Staff attendance at various training and upskilling events in ICT and QA has exceeded 5,000, while €880,000 has been spent on devices for FET learners to reduce digital disadvantage. Requirements for staff to move from emergency remote teaching to deliberate remote teaching has been priced, and funding has been sought from SOLAS. As a scheme, our QA is stronger now than ever before. Everyone has a far deeper understanding of all that is required and the role they have to play.

Finally, CDETB’s positive management of the lockdown and the QA challenges that arose was underpinned and informed by our FET development team, the CDETB QA ninjas who helped us make sense of the chaos and put order on the madness.

REFERENCES

City of Dublin Education and Training Board (CDETB) (2018) CDETB Further Education and Training Quality Assurance Governance and Strategic Planning Structures. Dublin: CDETB.

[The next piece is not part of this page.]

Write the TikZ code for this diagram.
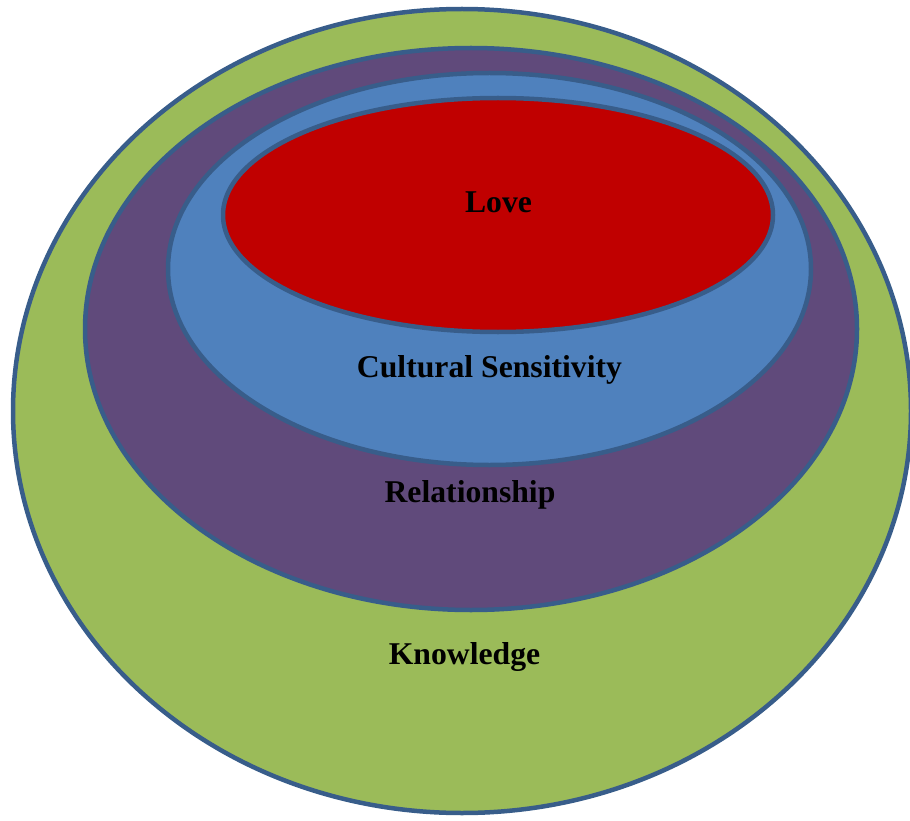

City of Dublin Education and Training Board (CDETB) (2020) COVID-19 Contingency Plan Assessment and Quality Assurance of Awards in Further Education and Training. Dublin: CDETB.

Farrelly, J. (2019) CDETB: College/Centre Service Sphere Quality Assurance Group/Team terms of reference. Dublin: CDETB.

Fitzpatrick, L., Farrelly, J., Downey, L., and Keegan, J. (2020) ‘Informing the Future:

Review of CDETB’s COVID-19 responses and their impact on QA, Teaching, Learning and Assessment’. Dublin: CDETB.

Quality and Qualifications Ireland (QQI) (2018) Quality in Irish Further Education & Training 2018: A summary report of ETB executive self-evaluation reports and Quality Improvement Plans. Dublin: QQI.

Quality and Qualifications Ireland (QQI) (2020a) Guiding Principles for Alternative Assessments (Devised in Response to the Covid-19 Emergency Restrictions). 26 March. Dublin: QQI.

Quality and Qualifications Ireland (QQI) (2020b) The Impact of Covid-19 Modifications to Teaching, Learning and Assessment in Irish Further Education and Training and Higher Education. Dublin: QQI.